Foi
na semana passada. Na esplanada sentaram-se na mesa ao lado. Era um casal na
casa dos sessenta. Pediram, com familiaridade, dois cafés. Ele colocou o jornal
na mesa e na primeira página estava a fotografia impossível da criança morta,
de barriga para baixo, costas para o céu e cara meio enfiada na areia.
Arrepiava.
Chegado
o café, que foi degustado com prazer, virou o jornal e começou pela última
página.

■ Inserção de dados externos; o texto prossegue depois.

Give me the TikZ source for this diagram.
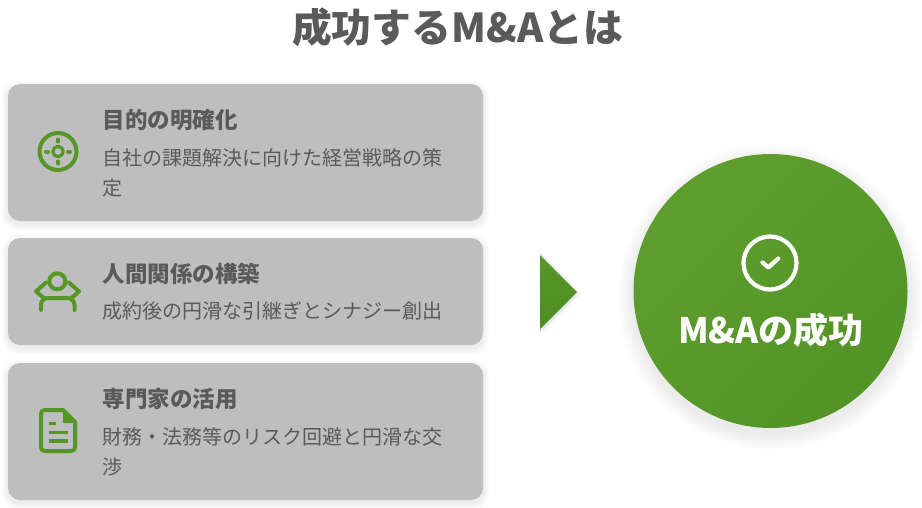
\documentclass[tikz,border=0pt]{standalone}
\usepackage{fontspec}
\setmainfont{Noto Sans CJK JP}
\usetikzlibrary{positioning}
\definecolor{leaf}{HTML}{559626}
\definecolor{leaftop}{HTML}{5F9D2D}
\definecolor{leafend}{HTML}{539427}
\definecolor{arrowtop}{HTML}{579728}
\definecolor{arrowend}{HTML}{4E8E22}
\definecolor{cardgray}{HTML}{BEBEBE}
\definecolor{inkgray}{HTML}{5A5A5A}
\tikzset{
  cardbox/.style={fill=cardgray,rounded corners=12pt,minimum width=475pt,inner sep=0pt},
  cardhead/.style={anchor=west,inner sep=0pt,text=inkgray,font=\fontsize{22.5}{26}\selectfont\bfseries},
  cardtext/.style={anchor=west,inner sep=0pt,text=inkgray,align=left,font=\fontsize{20}{29.5}\selectfont},
  iconline/.style={draw=leaf,line width=4pt,line cap=round,line join=round},
  tickline/.style={draw=white,line width=4.2pt,line cap=round,line join=round}
}
\begin{document}
\begin{tikzpicture}[x=1pt,y=-1pt]
\useasboundingbox [fill=white] (0,0) rectangle (922,507);

\node (title) at (457.5,27) [inkgray,inner sep=0pt,font=\fontsize{39.8}{46}\selectfont\bfseries]{成功するM\&Aとは};

\foreach \nm/\cy/\ch in {cardA/152.5/137,cardB/291.5/107,cardC/431.5/137}{
  \foreach \gr in {1,...,6}{
    \fill [black,opacity=0.012,rounded corners=14pt] (8-\gr,\cy-\ch/2+3-\gr) rectangle (483+\gr,\cy+\ch/2+3+\gr);
  }
  \node (\nm) at (245.5,\cy) [cardbox,minimum height=\ch pt]{};
}

\node (headA) at (102.5,120) [cardhead]{目的の明確化};
\node (textA) at (102,173) [cardtext]{自社の課題解決に向けた経営戦略の策\\定};
\node (headB) at (102.5,274) [cardhead]{人間関係の構築};
\node (textB) at (102,311) [cardtext]{成約後の円滑な引継ぎとシナジー創出};
\node (headC) at (102.5,399) [cardhead]{専門家の活用};
\node (textC) at (102,452) [cardtext]{財務・法務等のリスク回避と円滑な交\\渉};

\draw [iconline] (58,151.5) circle[radius=18.5];
\draw [iconline,line width=3.2pt] (58,151.5) circle[radius=5.2];
\draw [iconline] (58,139.5) -- (58,141.5);
\draw [iconline] (58,161.5) -- (58,163.5);
\draw [iconline] (46,151.5) -- (48,151.5);
\draw [iconline] (68,151.5) -- (70,151.5);

\draw [iconline] (57.3,281.3) circle[radius=8];
\draw [iconline] (46,282.5) -- (36,291.5) -- (44.5,298.5);
\draw [iconline] (69,282.5) -- (79,291.5) -- (71,298.5);
\draw [iconline] (41,310) -- (41,305) .. controls (41,300.5) and (44,298) .. (48.5,298) -- (66.5,298) .. controls (71,298) and (74.5,300.5) .. (74.5,305) -- (74.5,310);

\draw [iconline] (63,410) -- (45,410) .. controls (42,410) and (41,411) .. (41,414) -- (41,447) .. controls (41,450) and (42,451) .. (45,451) -- (71,451) .. controls (74,451) and (75,450) .. (75,447) -- (75,422) -- cycle;
\fill [leaf] (63,412) -- (73,423) -- (63,423) -- cycle;
\draw [iconline,line cap=butt,line width=3.2pt] (49,423.5) -- (55.5,423.5);
\draw [iconline,line cap=butt,line width=3.2pt] (49,432.5) -- (68,432.5);
\draw [iconline,line cap=butt,line width=3.2pt] (49,441) -- (68,441);

\foreach \gr in {1,...,4}{
  \fill [black,opacity=0.025] (540,255-\gr) -- (577+\gr,294) -- (540,331+\gr) -- cycle;
}
\shade [top color=arrowtop,bottom color=arrowend] (540,255) -- (577,292) -- (540,329) -- cycle;

\foreach \gr in {1,...,10}{
  \fill [black,opacity=0.008] (771,297) circle[radius=137+\gr*1.6];
}
\node (goal) at (770.5,291) [circle,minimum size=274pt,inner sep=0pt,shading=axis,left color=leaftop,right color=leafend,shading angle=45]{};
\draw [tickline] (770,263) circle[radius=26.5];
\draw [tickline] (762.5,262.5) -- (768.3,267.5) -- (778.3,258.5);
\node (goaltext) at (771,330) [text=white,inner sep=0pt,font=\fontsize{35}{40}\selectfont\bfseries]{M\&Aの成功};
\end{tikzpicture}
\end{document}
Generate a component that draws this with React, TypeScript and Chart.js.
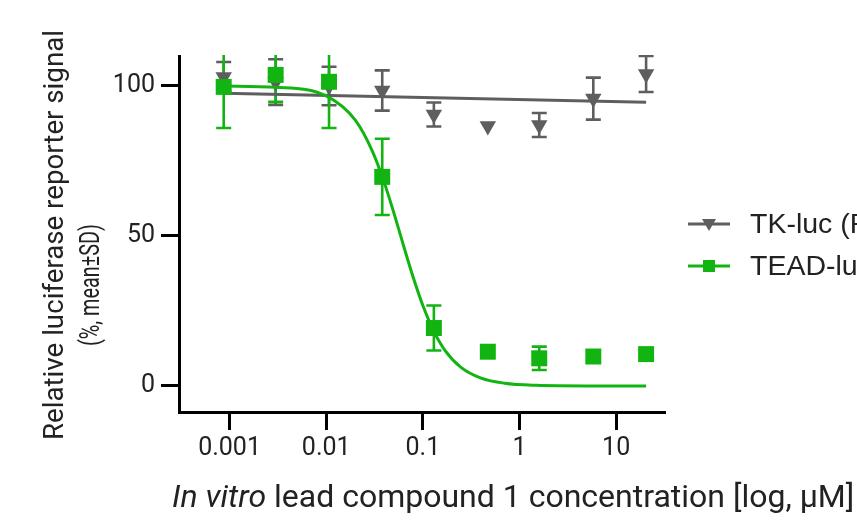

Fazia-o lentamente parecendo marcar, pelos títulos, as notícias a ler.
As notícias do desporto mereceram uma atenção especial e, algumas, uma leitura
imediata.
Chegado
novamente à primeira página quebrou o silêncio: “Está tudo maluco. Ninguém me
tira da cabeça que são os gajos do petróleo, das armas, do dinheiro… que estão por
trás disto tudo.”
“Achas”,
disse ela, afirmando mais do que interrogando.
“E,
olha, que também há por aí uma rapaziada a quem dá muito jeito ter mão-de-obra
barata na Europa e por isso a vinda de todos esses desgraçados, que são
aliciados para viver no paraíso inglês ou alemão. É sangue novo e mão-de-obra
barata…Vais ver que daqui a dias assim como começou, acaba. Logo que tenham as
necessidades satisfeitas.” Acrescentou ele e voltou a abrir o jornal.
Entretanto
ela seguia com o olhar um casal, com ar feliz, que passava com uma criança, pela
mão, cheia de vida.
Mais
uns momentos de leitura, ele fecha o jornal e com ar distante comenta: “Sabes,
nunca pensei que viéssemos a assistir a isto. Já viste como é que puseram uma
cambada de loucos a matar gente e a destruir monumentos históricos na Síria…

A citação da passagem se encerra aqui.